__REQUIRED WORK__. Give every line again exactly as it appears, please, but not the pictures.

__AVAILABLE DATA__.
────────────────────
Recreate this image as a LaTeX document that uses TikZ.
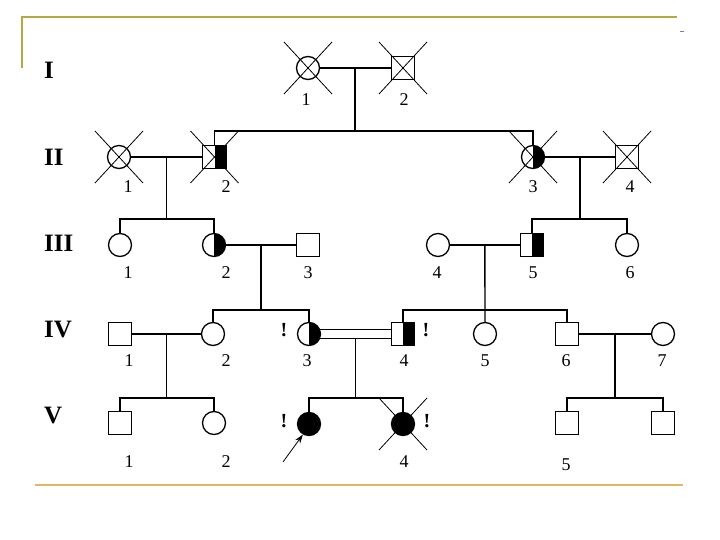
\documentclass[tikz,border=0pt]{standalone}
\usepackage{fontspec}
\setmainfont{Liberation Serif}
\usetikzlibrary{arrows.meta}
\definecolor{frameolive}{RGB}{184,166,64}
\definecolor{frametan}{RGB}{222,184,100}
\tikzset{
    female/.style={circle, draw, line width=1.3pt, minimum size=23pt, inner sep=0pt},
    male/.style={rectangle, draw, line width=1.3pt, minimum size=23.5pt, inner sep=0pt},
    carrier/.style={path picture={\fill[black] (path picture bounding box.north) rectangle (path picture bounding box.south east);}},
    affected/.style={fill=black},
    marr/.style={line width=1.4pt},
    sib/.style={line width=1.8pt},
    xcross/.style={line width=0.8pt},
    num/.style={font=\fontsize{18}{18}\selectfont, inner sep=0pt},
    gen/.style={font=\fontsize{25}{25}\selectfont\bfseries, anchor=west, inner sep=0pt},
    bang/.style={font=\fontsize{20}{20}\selectfont\bfseries, inner sep=0pt}
}
\newcommand{\deadcross}[1]{%
    \draw[xcross] ([shift={(-24,-26)}]#1.center) -- ([shift={(24,26)}]#1.center);
    \draw[xcross] ([shift={(-24,26)}]#1.center) -- ([shift={(24,-26)}]#1.center);}
\begin{document}
\begin{tikzpicture}[x=1pt,y=-1pt]
    \useasboundingbox (0,0) rectangle (720,540);
    % frame
    \draw[frameolive, line width=2.5pt] (22,68) -- (22,17) -- (677,17);
    \draw[gray, line width=0.6pt] (680,31) -- (684,31);
    \draw[frametan, line width=2.8pt] (35,485) -- (683,485);

    % generation numerals
    \foreach \y/\g in {70/I,157/II,243/III,330/IV,416/V} {
        \node[gen] (gen\g) at (44,\y) {\g};
    }

    % sibship levels
    \coordinate (s2) at (0,131);
    \coordinate (s3) at (0,219);
    \coordinate (s4) at (0,310);
    \coordinate (s5) at (0,398);

    % I
    \node[female] (g1n1) at (308,68) {};
    \node[male] (g1n2) at (403,68) {};
    % II
    \node[female] (g2n1) at (119,157) {};
    \node[male,carrier] (g2n2) at (214.5,157) {};
    \node[female,carrier] (g2n3) at (533,157) {};
    \node[male] (g2n4) at (627,157) {};
    % III
    \node[female] (g3n1) at (120,245) {};
    \node[female,carrier] (g3n2) at (214,245) {};
    \node[male] (g3n3) at (308,245) {};
    \node[female] (g3n4) at (438,245) {};
    \node[male,carrier] (g3n5) at (532,245) {};
    \node[female] (g3n6) at (627,245) {};
    % IV
    \node[male] (g4n1) at (120,334) {};
    \node[female] (g4n2) at (213,334) {};
    \node[female,carrier] (g4n3) at (309,334) {};
    \node[male,carrier] (g4n4) at (403,334) {};
    \node[female] (g4n5) at (485,334) {};
    \node[male] (g4n6) at (567,334) {};
    \node[female] (g4n7) at (663,334) {};
    % V
    \node[male] (g5n1) at (120,423) {};
    \node[female] (g5n2) at (214,423) {};
    \node[female,affected] (g5n3) at (309,424) {};
    \node[female,affected] (g5n4) at (403,424) {};
    \node[male] (g5n5) at (567,423) {};
    \node[male] (g5n6) at (663,423) {};

    % deceased
    \deadcross{g1n1}
    \deadcross{g1n2}
    \deadcross{g2n1}
    \deadcross{g2n2}
    \deadcross{g2n3}
    \deadcross{g2n4}
    \deadcross{g5n4}

    % marriages
    \draw[marr] (g1n1) -- coordinate (m1) (g1n2);
    \draw[marr] (g2n1) -- coordinate (m2) (g2n2);
    \draw[marr] (g2n3) -- coordinate (m3) (g2n4);
    \draw[marr] (g3n2) -- coordinate (m4) (g3n3);
    \draw[marr] (g3n4) -- coordinate (m5) (g3n5);
    \draw[marr] (g4n1) -- coordinate (m6) (g4n2);
    \draw[marr] (g4n3.23) -- (g4n3.23 -| g4n4.west);
    \draw[marr] (g4n3.-23) -- coordinate (m7) (g4n3.-23 -| g4n4.west);
    \draw[marr] (g4n6) -- coordinate (m8) (g4n7);

    % descent lines
    \draw[sib] (m1) -- (m1 |- s2);
    \draw[sib] (g2n2.north) |- (s2 -| g2n3) -- (g2n3.north);
    \draw[marr] (m2) -- (m2 |- s3);
    \draw[sib] (g3n1.north) |- (s3 -| g3n2) -- (g3n2.north);
    \draw[marr] (m3) -- (m3 |- s3);
    \draw[sib] (g3n5.north) |- (s3 -| g3n6) -- (g3n6.north);
    \draw[marr] (m4) -- (m4 |- s4);
    \draw[sib] (g4n2.north) |- (s4 -| g4n3) -- (g4n3.north);
    \draw[marr] (m5) -- (g4n5.north);
    \draw[sib] (g4n4.north) |- (s4 -| g4n6) -- (g4n6.north);
    \draw[marr] (m6) -- (m6 |- s5);
    \draw[sib] (g5n1.north) |- (s5 -| g5n2) -- (g5n2.north);
    \draw[marr] (m7) -- (m7 |- s5);
    \draw[sib] (g5n3.north) |- (s5 -| g5n4) -- (g5n4.north);
    \draw[marr] (m8) -- (m8 |- s5);
    \draw[sib] (g5n5.north) |- (s5 -| g5n6) -- (g5n6.north);

    % proband
    \coordinate (pb) at (283,462);
    \draw[line width=0.8pt, -{Stealth[length=9pt,width=6pt]}] (pb) -- (g5n3.240);

    % marks
    \node[bang] (bang1) at (284,330) {!};
    \node[bang] (bang2) at (426,330) {!};
    \node[bang] (bang3) at (284,421) {!};
    \node[bang] (bang4) at (427,421) {!};

    % numbers
    \foreach \x/\y/\t [count=\c] in {306/100/1,404/100/2,
        128/187/1,226/187/2,533/187/3,630/187/4,
        128/273/1,226/273/2,308/273/3,437/273/4,533/273/5,630/273/6,
        129/361/1,226/361/2,307/361/3,404/361/4,485/361/5,566/361/6,662/361/7,
        129/462/1,226/462/2,404/462/4,566/465/5} {
        \node[num] (lab\c) at (\x,\y) {\t};
    }
\end{tikzpicture}
\end{document}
────────────────────
__TASK RESULT__.
Recreate this image as a LaTeX document that uses TikZ.
\documentclass[tikz,border=0pt]{standalone}
\usepackage{fontspec}
\setmainfont{Liberation Serif}
\usetikzlibrary{arrows.meta}
\definecolor{frameolive}{RGB}{184,166,64}
\definecolor{frametan}{RGB}{222,184,100}
\tikzset{
    female/.style={circle, draw, line width=1.3pt, minimum size=23pt, inner sep=0pt},
    male/.style={rectangle, draw, line width=1.3pt, minimum size=23.5pt, inner sep=0pt},
    carrier/.style={path picture={\fill[black] (path picture bounding box.north) rectangle (path picture bounding box.south east);}},
    affected/.style={fill=black},
    marr/.style={line width=1.4pt},
    sib/.style={line width=1.8pt},
    xcross/.style={line width=0.8pt},
    num/.style={font=\fontsize{18}{18}\selectfont, inner sep=0pt},
    gen/.style={font=\fontsize{25}{25}\selectfont\bfseries, anchor=west, inner sep=0pt},
    bang/.style={font=\fontsize{20}{20}\selectfont\bfseries, inner sep=0pt}
}
\newcommand{\deadcross}[1]{%
    \draw[xcross] ([shift={(-24,-26)}]#1.center) -- ([shift={(24,26)}]#1.center);
    \draw[xcross] ([shift={(-24,26)}]#1.center) -- ([shift={(24,-26)}]#1.center);}
\begin{document}
\begin{tikzpicture}[x=1pt,y=-1pt]
    \useasboundingbox (0,0) rectangle (720,540);
    % frame
    \draw[frameolive, line width=2.5pt] (22,68) -- (22,17) -- (677,17);
    \draw[gray, line width=0.6pt] (680,31) -- (684,31);
    \draw[frametan, line width=2.8pt] (35,485) -- (683,485);

    % generation numerals
    \foreach \y/\g in {70/I,157/II,243/III,330/IV,416/V} {
        \node[gen] (gen\g) at (44,\y) {\g};
    }

    % sibship levels
    \coordinate (s2) at (0,131);
    \coordinate (s3) at (0,219);
    \coordinate (s4) at (0,310);
    \coordinate (s5) at (0,398);

    % I
    \node[female] (g1n1) at (308,68) {};
    \node[male] (g1n2) at (403,68) {};
    % II
    \node[female] (g2n1) at (119,157) {};
    \node[male,carrier] (g2n2) at (214.5,157) {};
    \node[female,carrier] (g2n3) at (533,157) {};
    \node[male] (g2n4) at (627,157) {};
    % III
    \node[female] (g3n1) at (120,245) {};
    \node[female,carrier] (g3n2) at (214,245) {};
    \node[male] (g3n3) at (308,245) {};
    \node[female] (g3n4) at (438,245) {};
    \node[male,carrier] (g3n5) at (532,245) {};
    \node[female] (g3n6) at (627,245) {};
    % IV
    \node[male] (g4n1) at (120,334) {};
    \node[female] (g4n2) at (213,334) {};
    \node[female,carrier] (g4n3) at (309,334) {};
    \node[male,carrier] (g4n4) at (403,334) {};
    \node[female] (g4n5) at (485,334) {};
    \node[male] (g4n6) at (567,334) {};
    \node[female] (g4n7) at (663,334) {};
    % V
    \node[male] (g5n1) at (120,423) {};
    \node[female] (g5n2) at (214,423) {};
    \node[female,affected] (g5n3) at (309,424) {};
    \node[female,affected] (g5n4) at (403,424) {};
    \node[male] (g5n5) at (567,423) {};
    \node[male] (g5n6) at (663,423) {};

    % deceased
    \deadcross{g1n1}
    \deadcross{g1n2}
    \deadcross{g2n1}
    \deadcross{g2n2}
    \deadcross{g2n3}
    \deadcross{g2n4}
    \deadcross{g5n4}

    % marriages
    \draw[marr] (g1n1) -- coordinate (m1) (g1n2);
    \draw[marr] (g2n1) -- coordinate (m2) (g2n2);
    \draw[marr] (g2n3) -- coordinate (m3) (g2n4);
    \draw[marr] (g3n2) -- coordinate (m4) (g3n3);
    \draw[marr] (g3n4) -- coordinate (m5) (g3n5);
    \draw[marr] (g4n1) -- coordinate (m6) (g4n2);
    \draw[marr] (g4n3.23) -- (g4n3.23 -| g4n4.west);
    \draw[marr] (g4n3.-23) -- coordinate (m7) (g4n3.-23 -| g4n4.west);
    \draw[marr] (g4n6) -- coordinate (m8) (g4n7);

    % descent lines
    \draw[sib] (m1) -- (m1 |- s2);
    \draw[sib] (g2n2.north) |- (s2 -| g2n3) -- (g2n3.north);
    \draw[marr] (m2) -- (m2 |- s3);
    \draw[sib] (g3n1.north) |- (s3 -| g3n2) -- (g3n2.north);
    \draw[marr] (m3) -- (m3 |- s3);
    \draw[sib] (g3n5.north) |- (s3 -| g3n6) -- (g3n6.north);
    \draw[marr] (m4) -- (m4 |- s4);
    \draw[sib] (g4n2.north) |- (s4 -| g4n3) -- (g4n3.north);
    \draw[marr] (m5) -- (g4n5.north);
    \draw[sib] (g4n4.north) |- (s4 -| g4n6) -- (g4n6.north);
    \draw[marr] (m6) -- (m6 |- s5);
    \draw[sib] (g5n1.north) |- (s5 -| g5n2) -- (g5n2.north);
    \draw[marr] (m7) -- (m7 |- s5);
    \draw[sib] (g5n3.north) |- (s5 -| g5n4) -- (g5n4.north);
    \draw[marr] (m8) -- (m8 |- s5);
    \draw[sib] (g5n5.north) |- (s5 -| g5n6) -- (g5n6.north);

    % proband
    \coordinate (pb) at (283,462);
    \draw[line width=0.8pt, -{Stealth[length=9pt,width=6pt]}] (pb) -- (g5n3.240);

    % marks
    \node[bang] (bang1) at (284,330) {!};
    \node[bang] (bang2) at (426,330) {!};
    \node[bang] (bang3) at (284,421) {!};
    \node[bang] (bang4) at (427,421) {!};

    % numbers
    \foreach \x/\y/\t [count=\c] in {306/100/1,404/100/2,
        128/187/1,226/187/2,533/187/3,630/187/4,
        128/273/1,226/273/2,308/273/3,437/273/4,533/273/5,630/273/6,
        129/361/1,226/361/2,307/361/3,404/361/4,485/361/5,566/361/6,662/361/7,
        129/462/1,226/462/2,404/462/4,566/465/5} {
        \node[num] (lab\c) at (\x,\y) {\t};
    }
\end{tikzpicture}
\end{document}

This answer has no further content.